BRAINTEASERS: this category includes little riddles, word play teasers, tongue twisters and things like that. Their points are typically low, but they are often easier than other categories.

Examples include riddles and tongue twisters

This was my favorite category, but most worth only 5 points

KNOTS and NOT KNOTS: this category is challenging. The majority of the cards ask you to create a knot using the rope, but some demand a card trick or decoding a message. It’s funny to look at these cards after play because almost all we saw just asked for a knot.

Examples include magic trick with the deck of cards, tying knot, pattern recognition and dancing

The knot cards took up the majority of our play in this category

BOYZ LIFE: this category is a lot of trivia and obscure knowledge. These cards may ask you to identify animal prints, name all the Harry Potter books, list where the Summer Olympic Games have been held or dive into your geography knowledge.

Examples include naming insects based on drawings, naming the differences between crocodiles and alligators

Kind of difficult, but a nice diversity of cards in this category

ASTRONOMY: this category is the worst thing that ever happened. The cards list a constellation, the number of stars in it and ask you to draw the constellation from memory. There is no diversity in this category; every card asks you to draw a constellation for points.

These cards are all the same and ask you to draw constellations from memory

Draw a constellation from memory with 19 stars in it? You’re kidding right?

GROWING UP: this category has some funny things, like you may need to name items from a table setting, dance a Tango, say “I love you” in multiple languages, cite a tongue twister, match famous works of art to their museums and other random things.

Examples include naming place settings on a table, naming famous buildings by a drawing, saying "I love you" in different languages

Kind of a fun category

The cards will tell you how many points you get for a correct answer or task. And often the cards will assign a point value per answer – for example I may have to name ten countries that are in the European Union to get 20 points, but I can get 2 points for each correct answer. If you share the card, you share the points.

The first player to reach the base of the tree with 100 Boyzpoints wins!

how it went

The Game for Boys is based on the facts and skills taught in a book called American Boys’ Handy Book, which was written by an original founder of the Boy Scouts of America.

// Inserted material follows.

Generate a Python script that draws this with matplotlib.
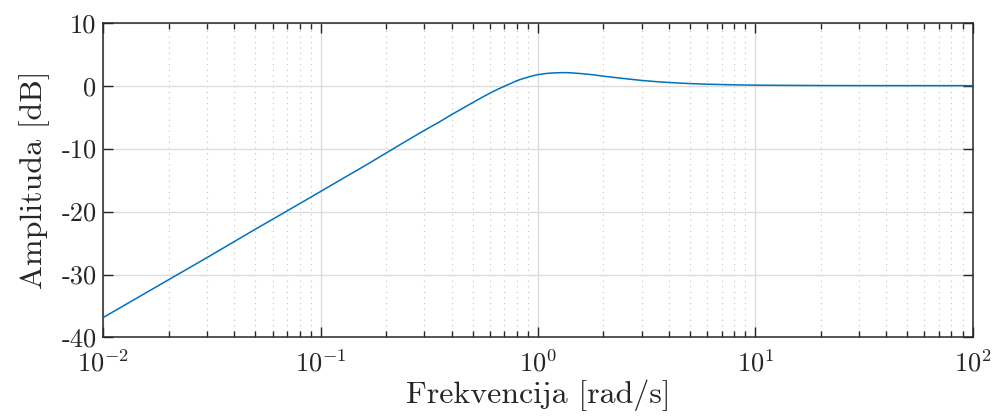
import matplotlib
matplotlib.use("Agg")
import matplotlib.pyplot as plt
from matplotlib.ticker import LogLocator, NullFormatter

# Bode magnitude values
freq = [0.01, 0.02, 0.03, 0.05, 0.07, 0.1, 0.13, 0.16, 0.2, 0.25, 0.3, 0.35,
        0.4, 0.45, 0.5, 0.55, 0.6, 0.65, 0.7, 0.75, 0.8, 0.85, 0.9, 0.95,
        1.0, 1.1, 1.2, 1.3, 1.4, 1.6, 1.8, 2.0, 2.5, 3.0, 3.5, 4.0, 5.0,
        6.0, 8.0, 10.0, 15.0, 20.0, 40.0, 100.0]
mag_db = [-36.8, -30.8, -27.3, -22.8, -19.9, -16.8, -14.5, -12.7, -10.7, -8.7,
          -7.1, -5.8, -4.6, -3.6, -2.7, -1.9, -1.2, -0.6, -0.1, 0.35, 0.8,
          1.1, 1.35, 1.58, 1.75, 1.95, 2.04, 2.07, 2.05, 1.9, 1.72, 1.5, 1.12,
          0.83, 0.64, 0.5, 0.33, 0.23, 0.13, 0.08, 0.04, 0.02, 0.005, 0.0]

xticks = [1e-2, 1e-1, 1e0, 1e1, 1e2]
xticklabels = ["$10^{-2}$", "$10^{-1}$", "$10^{0}$", "$10^{1}$", "$10^{2}$"]
yticks = [-40, -30, -20, -10, 0, 10]
yticklabels = ["-40", "-30", "-20", "-10", "0", "10"]

plt.rcParams["font.family"] = "serif"
plt.rcParams["font.serif"] = ["cmr10", "DejaVu Serif"]
plt.rcParams["mathtext.fontset"] = "cm"
plt.rcParams["axes.unicode_minus"] = False

fig = plt.figure(figsize=(9.93, 4.18), dpi=100)
ax = fig.add_axes([0.1042, 0.1926, 0.8752, 0.7531])

ax.semilogx(freq, mag_db, color="#0072BD", linewidth=1.1, zorder=3)

ax.set_xlim(1e-2, 1e2)
ax.set_ylim(-40, 10)
ax.set_xticks(xticks)
ax.set_xticklabels(xticklabels)
ax.xaxis.set_minor_locator(LogLocator(base=10, subs=range(2, 10), numticks=20))
ax.xaxis.set_minor_formatter(NullFormatter())
ax.set_yticks(yticks)
ax.set_yticklabels(yticklabels)

ax.grid(True, which="major", color="#dddddd", linewidth=1.0, linestyle="-", zorder=0)
ax.grid(True, which="minor", axis="x", color="#c0c0c0", linewidth=0.8,
        linestyle=(0, (1, 4)), zorder=0)

ax.tick_params(which="both", direction="in", top=True, right=True,
               colors="#262626", labelsize=19, width=1.0)
ax.tick_params(which="major", length=7)
ax.tick_params(axis="y", which="major", pad=5)
ax.tick_params(axis="x", which="major", pad=9)
ax.tick_params(which="minor", length=4)
for s in ax.spines.values():
    s.set_color("#262626")
    s.set_linewidth(1.1)

ax.set_xlabel("Frekvencija [rad/s]", fontsize=23, color="#262626", labelpad=2)
ax.set_ylabel("Amplituda [dB]", fontsize=23, color="#262626", labelpad=8)

fig.savefig("out.png", dpi=100)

We had not read this book, but surely we would find some fun in a game directed at Boy Scouts. Plus with the rope, the playing cards and the stars we were clearly in for a treat.

The first issue we noticed with the game was the board and how difficult it was to use the worm pawns to accurately track points. Keri implemented a pointing system and moved our pawns for us, so it worked out. But this is an example of a flaw so obvious that clearly no one tested play of this game with final components. It would be like if I handed you a ruler and told you to track the centimeters using a penny. You can make it work, but I am a terrible person in this scenario.

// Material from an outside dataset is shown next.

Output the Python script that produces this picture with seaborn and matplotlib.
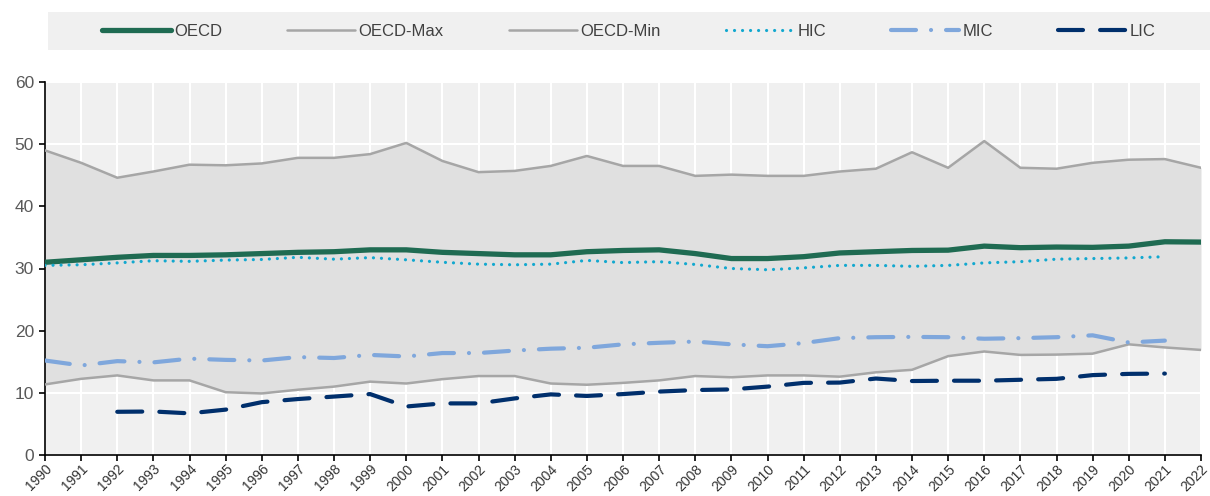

The size of the pawn takes up about 10 points of space

A close up of the worm pointz tracking issue

John was generous with his chips, so early on we had a lot of shared points while we tackled questions together. Very early on we got a question asking us to name the five oceans in order from smallest to largest. That was funny mostly because none of us got the memo that back in 2000 a fifth ocean happened, the Southern Ocean. Not even the boys knew!

We frequently got ASTRONOMY cards and usually skipped even attempting them. Eventually – probably much later than we should have – we stopped including the ASTRONOMY category at all. This improved the game considerably.

The KNOTS AND NOT KNOTS category was interesting. We assumed we were supposed to make a given knot from memory based on what it is called on the front of the card. But then this happened.

The image on the card shows a loop and the rope is in a loop

Keri showcasing her rope skills

And then John got a magic trick that he never could have completed without the instructions on the back of the card that walk you through it. These instructions even tell you what to say to your audience. So finally he proposed that those are meant to be read entirely and then the action performed, whether it is tying a knot, doing a dance or performing a magic trick. But not the entire category because some of them are questions. The instructions on the backs of the cards are labeled as Answers, which implies you should not be looking at them. The game instructions, of course, do not directly address when to read the entire card and when not to. I think it is cool to learn little tricks during play, like tying a certain knot, but if you are learning then the entire category should be that way – not mixed and matched. Again, this seems obvious to me.

The Game for Boys also has that one flaw that always irks me where success is measured by the judgment of all of your fellow players. This was not a problem for our game in particular but it is lazy design and a pet peeve of mine. I don’t mind games with judging or voting, but deciding whether you completed a task sufficiently bugs me.

Keri was leading the way during almost our entire game, and she ultimately won The Game for Boys! I mean, you saw her knot-tying abilities above.

This card asks the player to secretly tie a knot so they can trick fellow players into believing they did it one-handed

A favorite card. Let me just tie this knot on my turn with no one looking

After the game, we enjoyed perusing The Game for Boys: A useful guide for the trials and tribulations of boyhood. You can learn about all sorts of things in this useful guide. I will leave a picture of the table of contents here and let your imaginations run wild.

Sections include golf tips, building an indoor fort, the gettysburg address and other random things

I particularly enjoyed Fun Websites to Investigate and Stain Removal

play or pass

Pass. Neat idea, really, but terrible execution. I believe there is a similar game out there called The Dangerous Book for Boys Game that is also based on a book that aims to teach you about all the things the game asks you to do. I have been intrigued by that game at thrift, but it appears so similar to this game that I will not be picking it up now.

If you are unfamiliar with astronomy in general but decide to play The Game for Boys, please do not judge the subject of astronomy based on this game. That would be unfair to astronomy and unfair to you.